You were a key figure in Hamas' reaching the decision to take part in these municipal elections, and in the parliamentary elections of 2006. Your involvement was all the more significant because you, in contrast to Mr. Haniya, represent the more militant perspective within Hamas. You were quoted as saying that "(t)he Israelis are continuing their aggression against our people, killing, detention, demolition and in order to stop these processes, we run effective self defence by all means, including using guns." Yet, to the surprise of many, you were also a key figure in Hamas' agreeing to an informal truce with Israel in February of 2005, as Hamas contested the municipal elections, and once again in the months leading up to (and following) the January 2006 municipal elections.


Role Playing Notes

You are seen as the hardliner among Hamas' leadership, but you have also shown a very practical side. You have a dry wit that tends to disarm skeptical journalists.

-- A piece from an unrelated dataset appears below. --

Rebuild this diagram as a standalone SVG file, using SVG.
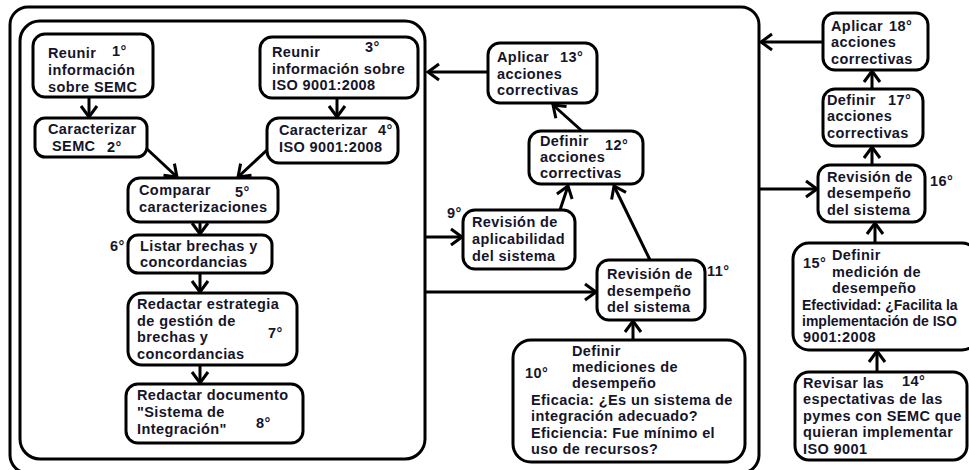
<svg xmlns="http://www.w3.org/2000/svg" width="969" height="470" viewBox="0 0 969 470">
  <style>
    .frame { fill: none; stroke: #000; stroke-width: 3; }
    .box { fill: #fff; stroke: #000; stroke-width: 3; }
    .t { font-family: "Liberation Sans", Arial, sans-serif; font-size: 14.5px; letter-spacing: 0.4px; font-weight: bold; fill: #15152a; }
    .tn { font-family: "Liberation Sans", Arial, sans-serif; font-size: 14px; letter-spacing: 0px; font-weight: bold; fill: #15152a; }
    .c { fill: none; stroke: #000; stroke-width: 3; marker-end: url(#arrow); }
  </style>
  <defs>
    <marker id="arrow" markerUnits="userSpaceOnUse" viewBox="-14 -12 17 24" refX="0" refY="0" markerWidth="17" markerHeight="24" orient="auto">
      <path d="M-11,-8 L0,0 L-11,8" fill="none" stroke="#000" stroke-width="3"/>
    </marker>
  </defs>

  <rect width="969" height="470" fill="#fff"/>

  <!-- outer and inner frames -->
  <rect class="frame" x="10" y="7" width="749" height="466" rx="18"/>
  <rect class="frame" x="20" y="21" width="405" height="438" rx="20"/>

  <!-- connectors -->
  <g id="connectors">
    <path class="c" d="M89,97 V117"/>
    <path class="c" d="M337,98 V117"/>
    <path class="c" d="M147,149 L177,177"/>
    <path class="c" d="M267,150 L238,177"/>
    <path class="c" d="M200,222 V234"/>
    <path class="c" d="M200,273 V292"/>
    <path class="c" d="M200,365 V383"/>
    <path class="c" d="M488,72 H428"/>
    <path class="c" d="M582,131 L553,105"/>
    <path class="c" d="M560,210 L568,186"/>
    <path class="c" d="M650,260 L614,186"/>
    <path class="c" d="M425,237 H462"/>
    <path class="c" d="M425,292 H596"/>
    <path class="c" d="M633,340 V321"/>
    <path class="c" d="M877,372 V351"/>
    <path class="c" d="M875,243 V223"/>
    <path class="c" d="M872,165 V147"/>
    <path class="c" d="M872,89 V71"/>
    <path class="c" d="M823,42 H761"/>
    <path class="c" d="M759,189 H817"/>
  </g>

  <g id="n1">
    <rect class="box" x="33" y="34" width="120" height="63" rx="12"/>
    <text class="t" x="48" y="58">Reunir</text>
    <text class="t" x="112" y="56">1°</text>
    <text class="t" x="48" y="75">información</text>
    <text class="t" x="48" y="92">sobre SEMC</text>
  </g>

  <g id="n2">
    <rect class="box" x="35" y="118" width="112" height="39" rx="10"/>
    <text class="t" x="48" y="134">Caracterizar</text>
    <text class="t" x="52" y="151">SEMC</text>
    <text class="t" x="107" y="152">2°</text>
  </g>

  <g id="n3">
    <rect class="box" x="260" y="37" width="158" height="61" rx="12"/>
    <text class="t" x="272" y="57">Reunir</text>
    <text class="t" x="365" y="52">3°</text>
    <text class="t" x="272" y="74">información sobre</text>
    <text class="t" x="272" y="90">ISO 9001:2008</text>
  </g>

  <g id="n4">
    <rect class="box" x="267" y="118" width="131" height="45" rx="12"/>
    <text class="t" x="279" y="135">Caracterizar</text>
    <text class="t" x="378" y="135">4°</text>
    <text class="t" x="279" y="152">ISO 9001:2008</text>
  </g>

  <g id="n5">
    <rect class="box" x="128" y="178" width="150" height="44" rx="12"/>
    <text class="t" x="139" y="195">Comparar</text>
    <text class="t" x="235" y="197">5°</text>
    <text class="t" x="139" y="212">caracterizaciones</text>
  </g>

  <g id="n6">
    <rect class="box" x="128" y="235" width="144" height="38" rx="10"/>
    <text class="t" x="110" y="251">6°</text>
    <text class="t" x="140" y="251">Listar brechas y</text>
    <text class="t" x="140" y="267">concordancias</text>
  </g>

  <g id="n7">
    <rect class="box" x="128" y="293" width="169" height="72" rx="14"/>
    <text class="t" x="137" y="309">Redactar estrategia</text>
    <text class="t" x="137" y="326">de gestión de</text>
    <text class="t" x="137" y="342">brechas y</text>
    <text class="t" x="268" y="338">7°</text>
    <text class="t" x="137" y="359">concordancias</text>
  </g>

  <g id="n8">
    <rect class="box" x="126" y="384" width="177" height="59" rx="12"/>
    <text class="t" x="137" y="400">Redactar documento</text>
    <text class="t" x="137" y="417">"Sistema de</text>
    <text class="t" x="256" y="428">8°</text>
    <text class="t" x="137" y="434">Integración"</text>
  </g>

  <g id="n9">
    <rect class="box" x="463" y="210" width="112" height="59" rx="12"/>
    <text class="t" x="447" y="218">9°</text>
    <text class="t" x="472" y="227">Revisión de</text>
    <text class="t" x="472" y="244">aplicabilidad</text>
    <text class="t" x="472" y="261">del sistema</text>
  </g>

  <g id="n10">
    <rect class="box" x="513" y="340" width="232" height="122" rx="18"/>
    <text class="t" x="572" y="356">Definir</text>
    <text class="t" x="525" y="378">10°</text>
    <text class="t" x="572" y="372">mediciones de</text>
    <text class="t" x="572" y="388">desempeño</text>
    <text class="t" x="531" y="405">Eficacia: ¿Es un sistema de</text>
    <text class="t" x="531" y="421">integración adecuado?</text>
    <text class="t" x="531" y="438">Eficiencia: Fue mínimo el</text>
    <text class="t" x="531" y="454">uso de recursos?</text>
  </g>

  <g id="n11">
    <rect class="box" x="597" y="260" width="108" height="60" rx="12"/>
    <text class="t" x="607" y="279">Revisión de</text>
    <text class="t" x="707" y="276">11°</text>
    <text class="t" x="607" y="296">desempeño</text>
    <text class="t" x="607" y="312">del sistema</text>
  </g>

  <g id="n12">
    <rect class="box" x="529" y="131" width="114" height="53" rx="12"/>
    <text class="t" x="540" y="146">Definir</text>
    <text class="t" x="605" y="150">12°</text>
    <text class="t" x="540" y="162">acciones</text>
    <text class="t" x="540" y="178">correctivas</text>
  </g>

  <g id="n13">
    <rect class="box" x="488" y="43" width="109" height="60" rx="12"/>
    <text class="t" x="497" y="62">Aplicar</text>
    <text class="t" x="560" y="62">13°</text>
    <text class="t" x="497" y="79">acciones</text>
    <text class="t" x="497" y="95">correctivas</text>
  </g>

  <g id="n14">
    <rect class="box" x="795" y="372" width="172" height="88" rx="14"/>
    <text class="t" x="803" y="388">Revisar las</text>
    <text class="t" x="902" y="386">14°</text>
    <text class="t" x="803" y="404">espectativas de las</text>
    <text class="t" x="803" y="421">pymes con SEMC que</text>
    <text class="t" x="803" y="437">quieran implementar</text>
    <text class="t" x="803" y="454">ISO 9001</text>
  </g>

  <g id="n15">
    <rect class="box" x="793" y="243" width="185" height="107" rx="16"/>
    <text class="t" x="832" y="260">Definir</text>
    <text class="t" x="803" y="268">15°</text>
    <text class="t" x="832" y="277">medición de</text>
    <text class="t" x="832" y="293">desempeño</text>
    <text class="tn" x="802" y="310">Efectividad: ¿Facilita la</text>
    <text class="tn" x="802" y="326">implementación de ISO</text>
    <text class="t" x="803" y="342">9001:2008</text>
  </g>

  <g id="n16">
    <rect class="box" x="818" y="165" width="107" height="57" rx="12"/>
    <text class="t" x="827" y="182">Revisión de</text>
    <text class="t" x="930" y="186">16°</text>
    <text class="t" x="827" y="198">desempeño</text>
    <text class="t" x="827" y="215">del sistema</text>
  </g>

  <g id="n17">
    <rect class="box" x="823" y="89" width="100" height="57" rx="12"/>
    <text class="t" x="827" y="105">Definir</text>
    <text class="t" x="888" y="105">17°</text>
    <text class="t" x="827" y="121">acciones</text>
    <text class="t" x="827" y="138">correctivas</text>
  </g>

  <g id="n18">
    <rect class="box" x="823" y="13" width="105" height="57" rx="12"/>
    <text class="t" x="831" y="31">Aplicar</text>
    <text class="t" x="889" y="31">18°</text>
    <text class="t" x="831" y="47">acciones</text>
    <text class="t" x="831" y="64">correctivas</text>
  </g>
</svg>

You are also experienced at presenting yourself publicly, skilled both at avoiding questions you don't wish to answer, and reframing questions targeted at you so that they are pointing in another direction. You are a disciplined and patient man with no apparent need of the spotlight, as exemplified by your years in Hamas leadership without being at all well known outside of the Territories. Many are curious to see whether, despite your reputation as a militant, you will show a more pragmatic, less doctrinaire side. Your religious faith is a vital part of who you are.